Use of convolutions with tensorflow

In this notebook, you'll be using tensorflow to build a Convolutional Neural Network (CNN).

Convolution

Both, this notebook and this wikipedia page might help you understand what is a convolution.

no, if we consider two functions $f$ and $g$ taking values from $\mathbb{Z} \to \mathbb{R}$ then:
$ (f * g)[n] = \sum_{m = -\infty}^{+\infty} f[m] \cdot g[n - m] $

In our case, we consider the two vectors $x$ and $w$ :
$ x = (x_1, x_2, ..., x_{n-1}, x_n) $
$ w = (w_1, w_2) $

And get :
$ x * w = (w_1 x_1 + w_2 x_2, w_1 x_2 + w_2 x_3, ..., w_1 x_{n-1} + w_2 x_n)$

Deep learning subtility :

In most of deep learning framewoks, you'll get to chose in between three paddings:

  • Same: $(f*g)$ has the same shape as x (we pad the entry with zeros)
  • valid: $(f*g)$ has the shape of x minus the shape of w plus 1 (no padding on x)
  • Causal: $(f*g)(n_t)$ does not depend on any $(n_{t+1})$

Tensorflow

"TensorFlow is an open-source software library for dataflow programming across a range of tasks.
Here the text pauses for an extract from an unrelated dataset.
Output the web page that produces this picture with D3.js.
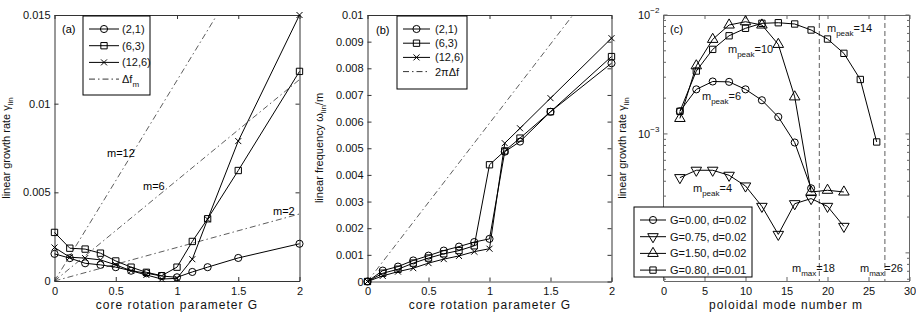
<!DOCTYPE html>
<html>
<head>
<meta charset="utf-8">
<script src="https://cdn.jsdelivr.net/npm/d3@7"></script>
<style>
  body { margin: 0; background: #fff; }
  svg { display: block; font-family: "Liberation Sans", Arial, Helvetica, sans-serif; }
</style>
</head>
<body>
<svg id="fig" width="916" height="316"></svg>
<script>
// ---- data: panel (a) growth rate vs G ----
const gValues = [0, 0.125, 0.25, 0.375, 0.5, 0.625, 0.75, 0.875, 1, 1.125, 1.25, 1.5, 2];
const gammaA21 = [0.00153, 0.00129, 0.00100, 0.00091, 0.00078, 0.00058, 0.00044, 0.00028, 0.00021, 0.00051, 0.00078, 0.00130, 0.00210];
const gammaA63 = [0.00274, 0.00185, 0.00180, 0.00157, 0.00113, 0.00078, 0.00049, 0.00030, 0.00078, 0.00223, 0.00351, 0.00623, 0.01182];
const gammaA126 = [0.00189, 0.00134, 0.00129, 0.00119, 0.00091, 0.00058, 0.00034, 0.00011, 0.00015, 0.00123, 0.00348, 0.00789, 0.01500];
const dfNames = ["m=2", "m=6", "m=12"];
const dfG = [[0, 2], [0, 2], [0, 1.326]];
const dfVal = [[0, 0.00378], [0, 0.01136], [0, 0.015]];
const legendA = ["(2,1)", "(6,3)", "(12,6)"];

// ---- data: panel (b) frequency vs G ----
const omegaB21 = [0, 0.00041, 0.00056, 0.00079, 0.00097, 0.00116, 0.00131, 0.00148, 0.00160, 0.00487, 0.00525, 0.00637, 0.00819];
const omegaB63 = [0, 0.00031, 0.00046, 0.00069, 0.00088, 0.00104, 0.00116, 0.00134, 0.00438, 0.00490, 0.00538, 0.00637, 0.00844];
const omegaB126 = [0, 0.00021, 0.00037, 0.00050, 0.00069, 0.00084, 0.00096, 0.00112, 0.00123, 0.00519, 0.00575, 0.00688, 0.00913];
const twoPiDfG = [0, 1.684];
const twoPiDfVal = [0, 0.01];

// ---- data: panel (c) growth rate vs m ----
const mG000 = [2, 4, 6, 8, 10, 12, 14, 16, 18];
const gammaG000 = [0.00155, 0.00237, 0.00276, 0.00274, 0.00237, 0.00192, 0.00139, 0.000847, 0.000349];
const mG075 = [2, 4, 6, 8, 10, 12, 14, 16, 18, 20, 22];
const gammaG075 = [0.000429, 0.000495, 0.000495, 0.000449, 0.000365, 0.000246, 0.000143, 0.000259, 0.000286, 0.000246, 0.000167];
const mG150 = [2, 4, 6, 8, 10, 12, 14, 16, 18, 20, 22];
const gammaG150 = [0.00135, 0.00374, 0.00624, 0.00824, 0.00878, 0.00824, 0.00566, 0.00205, 0.000325, 0.000336, 0.000325];
const mG080 = [2, 4, 6, 8, 10, 12, 14, 16, 18, 20, 22, 24, 26];
const gammaG080 = [0.00155, 0.00338, 0.00514, 0.00669, 0.00773, 0.00851, 0.00861, 0.00840, 0.00748, 0.00628, 0.00476, 0.00287, 0.000856];
const mMax = [19, 27];
const legendC = ["G=0.00, d=0.02", "G=0.75, d=0.02", "G=1.50, d=0.02", "G=0.80, d=0.01"];

// ---- tick values ----
const gTicks = [0, 0.5, 1, 1.5, 2];
const yTicksA = [0, 0.005, 0.01, 0.015];
const yTicksB = [0, 0.001, 0.002, 0.003, 0.004, 0.005, 0.006, 0.007, 0.008, 0.009, 0.01];
const mTicks = [0, 5, 10, 15, 20, 25, 30];
const logMajor = [1e-4, 1e-3, 1e-2];
const logLabels = ["-4", "-3", "-2"];

const svg = d3.select("#fig");
const axisColor = "#333";
const dashDot = "6,3,1.5,3";

function markerPath(mk) {
  if (mk === "o") return d3.symbol(d3.symbolCircle, 40)();
  if (mk === "s") return d3.symbol(d3.symbolSquare, 40)();
  if (mk === "x") return "M-3,-3L3,3M-3,3L3,-3";
  return d3.symbol(d3.symbolTriangle, 48)();
}

function series(g, x, y, xs, ys, mk) {
  const pts = xs.map((d, i) => [d, ys[i]]);
  g.append("path").datum(pts)
    .attr("d", d3.line().x(d => x(d[0])).y(d => y(d[1])))
    .attr("fill", "none").attr("stroke", "#000").attr("stroke-width", 1);
  g.selectAll(null).data(pts).join("path")
    .attr("transform", d => `translate(${x(d[0])},${y(d[1])})` + (mk === "v" ? " rotate(180)" : ""))
    .attr("d", markerPath(mk))
    .attr("fill", "none").attr("stroke", "#000").attr("stroke-width", 1);
}

function frame(x, y, xTicks, yTicks, yFmt, color) {
  const [x0, x1] = x.range();
  const [y0, y1] = y.range();
  const g = svg.append("g");
  g.append("g").attr("transform", `translate(0,${y0})`)
    .call(d3.axisBottom(x).tickValues(xTicks).tickSize(-4).tickSizeOuter(0).tickPadding(6).tickFormat(d3.format("")));
  g.append("g").attr("transform", `translate(0,${y1})`)
    .call(d3.axisTop(x).tickValues(xTicks).tickSize(-4).tickSizeOuter(0).tickFormat(""));
  if (yTicks) {
    g.append("g").attr("transform", `translate(${x0},0)`)
      .call(d3.axisLeft(y).tickValues(yTicks).tickSize(-4).tickSizeOuter(0).tickPadding(4).tickFormat(yFmt));
    g.append("g").attr("transform", `translate(${x1},0)`)
      .call(d3.axisRight(y).tickValues(yTicks).tickSize(-4).tickSizeOuter(0).tickFormat(""));
  }
  g.selectAll(".domain").attr("stroke", color || axisColor);
  g.selectAll(".tick line").attr("stroke", color || axisColor);
  g.selectAll(".tick text").attr("font-size", 11).attr("fill", "#111").attr("font-family", null);
  return g;
}

function subText(g, x, y, main, sub, rest, size) {
  const t = g.append("text").attr("x", x).attr("y", y).attr("font-size", size || 11).attr("fill", "#111");
  t.append("tspan").text(main);
  t.append("tspan").attr("dy", 4).attr("font-size", 8).text(sub);
  if (rest) t.append("tspan").attr("dy", -4).text(rest);
  return t;
}

function xLabel(x, text) {
  svg.append("text").attr("x", x).attr("y", 309).attr("text-anchor", "middle")
    .attr("font-size", 12).attr("letter-spacing", 1).attr("fill", "#111").text(text);
}

function yLabel(x, yMid, main, sub, rest) {
  const g = svg.append("g").attr("transform", `translate(${x},${yMid}) rotate(-90)`);
  const t = g.append("text").attr("text-anchor", "middle").attr("font-size", 11).attr("fill", "#111");
  t.append("tspan").text(main);
  t.append("tspan").attr("dy", 3).attr("font-size", 8).text(sub);
  if (rest) t.append("tspan").attr("dy", -3).text(rest);
}

function legendBox(x, y, w, h, items, rowH, lineW, textX) {
  const g = svg.append("g").attr("transform", `translate(${x},${y})`);
  g.append("rect").attr("width", w).attr("height", h).attr("fill", "#fff").attr("stroke", "#000").attr("stroke-width", 1);
  items.forEach((it, i) => {
    const cy = 13 + i * rowH;
    g.append("line").attr("x1", 6).attr("x2", 6 + lineW).attr("y1", cy).attr("y2", cy)
      .attr("stroke", "#000").attr("stroke-width", it.mk ? 1 : 0.8).attr("stroke-dasharray", it.mk ? null : dashDot);
    if (it.mk) {
      g.append("path").attr("transform", `translate(${6 + lineW / 2},${cy})` + (it.mk === "v" ? " rotate(180)" : ""))
        .attr("d", markerPath(it.mk)).attr("fill", "none").attr("stroke", "#000");
    }
    if (it.sub) subText(g, textX, cy + 4, it.label, it.sub);
    else g.append("text").attr("x", textX).attr("y", cy + 4).attr("font-size", 11).attr("fill", "#111").text(it.label);
  });
}

// ================= panel (a) =================
const xA = d3.scaleLinear().domain([0, 2]).range([54.5, 299.5]);
const yA = d3.scaleLinear().domain([0, 0.015]).range([281, 15]);
frame(xA, yA, gTicks, yTicksA, d3.format(""));
const gA = svg.append("g");
dfG.forEach((gs, i) => {
  gA.append("path").datum(gs.map((d, j) => [d, dfVal[i][j]]))
    .attr("d", d3.line().x(d => xA(d[0])).y(d => yA(d[1])))
    .attr("fill", "none").attr("stroke", "#333").attr("stroke-width", 0.8).attr("stroke-dasharray", dashDot);
});
gA.append("text").attr("x", 107).attr("y", 157).attr("font-size", 11).text(dfNames[2]);
gA.append("text").attr("x", 143).attr("y", 190).attr("font-size", 11).text(dfNames[1]);
gA.append("text").attr("x", 273).attr("y", 215).attr("font-size", 11).text(dfNames[0]);
series(gA, xA, yA, gValues, gammaA21, "o");
series(gA, xA, yA, gValues, gammaA63, "s");
series(gA, xA, yA, gValues, gammaA126, "x");
gA.append("text").attr("x", 62).attr("y", 33).attr("font-size", 11).text("(a)");
legendBox(83, 16, 67, 79, [
  { label: legendA[0], mk: "o" }, { label: legendA[1], mk: "s" },
  { label: legendA[2], mk: "x" }, { label: "\u0394f", sub: "m" }], 16.7, 30, 39);
xLabel(177, "core rotation parameter G");
yLabel(10, 148, "linear growth rate \u03b3", "lin");

// ================= panel (b) =================
const xB = d3.scaleLinear().domain([0, 2]).range([367.5, 611.5]);
const yB = d3.scaleLinear().domain([0, 0.01]).range([281.5, 15]);
const fB = frame(xB, yB, gTicks, yTicksB, d3.format(""));
fB.select("g .domain").attr("stroke", "#888").attr("stroke-width", 1.6);
const gB = svg.append("g");
gB.append("path").datum(twoPiDfG.map((d, j) => [d, twoPiDfVal[j]]))
  .attr("d", d3.line().x(d => xB(d[0])).y(d => yB(d[1])))
  .attr("fill", "none").attr("stroke", "#333").attr("stroke-width", 0.8).attr("stroke-dasharray", dashDot);
series(gB, xB, yB, gValues, omegaB21, "o");
series(gB, xB, yB, gValues, omegaB63, "s");
series(gB, xB, yB, gValues, omegaB126, "x");
gB.append("text").attr("x", 376).attr("y", 34).attr("font-size", 11).text("(b)");
legendBox(397, 16, 70, 73, [
  { label: legendA[0], mk: "o" }, { label: legendA[1], mk: "s" },
  { label: legendA[2], mk: "x" }, { label: "2\u03c0\u0394f" }], 14.2, 27, 38);
xLabel(490, "core rotation parameter G");
yLabel(323, 148, "linear frequency \u03c9", "lin", "/m");

// ================= panel (c) =================
const frameC = "#666";
const xC = d3.scaleLinear().domain([0, 30]).range([663.5, 909.5]);
const yC = d3.scaleLog().domain([5.8e-5, 1e-2]).range([281, 15]);
const fC = frame(xC, yC, mTicks, null, null, frameC);
const minor = [];
[1e-5, 1e-4, 1e-3].forEach(dec => { for (let k = 2; k <= 9; k++) minor.push(k * dec); });
const minorIn = minor.filter(v => v >= 5.8e-5 && v <= 1e-2);
[663.5, 909.5].forEach((xp, side) => {
  const dir = side === 0 ? 1 : -1;
  fC.append("line").attr("x1", xp).attr("x2", xp).attr("y1", 15).attr("y2", 281).attr("stroke", frameC);
  fC.selectAll(null).data(logMajor).join("line")
    .attr("x1", xp).attr("x2", xp + dir * 4).attr("y1", d => yC(d)).attr("y2", d => yC(d)).attr("stroke", frameC);
  fC.selectAll(null).data(minorIn).join("line")
    .attr("x1", xp).attr("x2", xp + dir * 2.5).attr("y1", d => yC(d)).attr("y2", d => yC(d)).attr("stroke", frameC);
});
logMajor.forEach((v, i) => {
  const t = fC.append("text").attr("x", 638).attr("y", yC(v) + 4).attr("font-size", 11).attr("fill", "#111");
  t.append("tspan").text("10");
  t.append("tspan").attr("dy", -6).attr("font-size", 8).text(logLabels[i].replace("-", "\u2212"));
});
const gC = svg.append("g");
mMax.forEach(m => {
  gC.append("line").attr("x1", xC(m)).attr("x2", xC(m)).attr("y1", 15).attr("y2", 281)
    .attr("stroke", "#333").attr("stroke-width", 0.8).attr("stroke-dasharray", "5,3");
});
series(gC, xC, yC, mG000, gammaG000, "o");
series(gC, xC, yC, mG075, gammaG075, "v");
series(gC, xC, yC, mG150, gammaG150, "^");
series(gC, xC, yC, mG080, gammaG080, "s");
subText(gC, 827, 32, "m", "peak", "=14");
subText(gC, 728, 53, "m", "peak", "=10");
subText(gC, 702, 100, "m", "peak", "=6");
subText(gC, 693, 192, "m", "peak", "=4");
subText(gC, 792, 272, "m", "max", "=18");
subText(gC, 860, 272, "m", "max", "=26");
gC.append("text").attr("x", 670).attr("y", 33).attr("font-size", 11).text("(c)");
legendBox(634, 207, 118, 70, [
  { label: legendC[0], mk: "o" }, { label: legendC[1], mk: "v" },
  { label: legendC[2], mk: "^" }, { label: legendC[3], mk: "s" }], 16.7, 26, 36);
xLabel(786, "poloidal mode number m");
yLabel(626, 148, "linear growth rate \u03b3", "lin");
</script>
</body>
</html>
It is a symbolic math library, and also used for machine learning applications such as neural networks.[3] It is used for both research and production at Google often replacing its closed-source predecessor, DistBelief." - Wikipedia

We'll be using tensorflow to build the models we want to use.

Here below, we build a AND gate with a very simple neural network :


In [1]:
import tensorflow as tf
import numpy as np

tf.reset_default_graph()

# Define our Dataset
X = np.array([[0,0],[0,1],[1,0],[1,1]])
Y = np.array([0,0,0,1]).reshape(-1,1)


# Define the tensorflow tensors
x = tf.placeholder(tf.float32, [None, 2], name='X')  # inputs
y = tf.placeholder(tf.float32, [None, 1], name='Y')  # outputs
W = tf.Variable(tf.zeros([2, 1]), name='W')
b = tf.Variable(tf.zeros([1,]), name='b')

# Define the model
pred = tf.nn.sigmoid(tf.matmul(x, W) + b)  # Model

# Define the loss
with tf.name_scope("loss"):
    loss = tf.reduce_mean(-tf.reduce_sum(y * tf.log(pred) + (1-y) * tf.log(1-pred), reduction_indices=1))

# Define the optimizer method you want to use
with tf.name_scope("optimizer"):
    optimizer = tf.train.GradientDescentOptimizer(0.1).minimize(loss)

# Include some Tensorboard visualization
writer_train = tf.summary.FileWriter("./my_model/")


# Start training session
with tf.Session() as sess:
    sess.run(tf.global_variables_initializer())
    writer_train.add_graph(sess.graph)
    
    for epoch in range(1000):
        _, c, p = sess.run([optimizer, loss, pred], feed_dict={x: X,
                                                      y: Y})
print p, y


---------------------------------------------------------------------------
NameError                                 Traceback (most recent call last)
<ipython-input-1-1f05daf21c83> in <module>()
     28 # Include some Tensorboard visualization
     29 writer_train = tf.summary.FileWriter("./my_model/")
---> 30 writer_train.add_graph(sess.graph)
     31 
     32 

NameError: name 'sess' is not defined

To visualize the graph you just created, launch tensorbord.
$tensorboard --logdirs=./ on linux (with corresponding logdir)


Get inspiration from the preceding code to build a XOR gate

Design a neural network with 2 layers.

  • layer1 has 2 neurons (sigmoid or tanh activation)
  • Layer2 has 1 neuron (it outouts the prediction)

And train it

It's mandatory that you get a tensorboard visualization of your graph, try to make it look good, plz :)

Here below I put a graph of the model you want to have (yet your weights won't be the same)


In [ ]:
### Code here

And give an interpretation on what they are doing


In [ ]:
### Code here

Build a CNN to predict the MNIST digits

You can now move to CNNs. You'll have to train a convolutional neural network to predict the digits from MNIST.

You might want to reuse some pieces of code from SNN

Your model should have 3 layers:

  • 1st layer : 6 convolutional kernels with shape (3,3)
  • 2nd layer : 6 convolutional kernels with shape (3,3)
  • 3rd layer : Softmax layer

Train your model.

Explain all you do, and why, make it lovely to read, plz o:)


In [ ]:
### code here

And give an interpretation on what they are doing


In [ ]:
### code here

Chose one (tell me what you chose...)

  • Show how the gradients (show only one kernel) evolve for good and wrong prediction. (hard)
  • Initialize the kernels with values that make sense for you and show how they evolve. (easy)
  • When training is finished, show the 6+6=12 results of some convolved immages. (easy)

In [ ]:
### Code here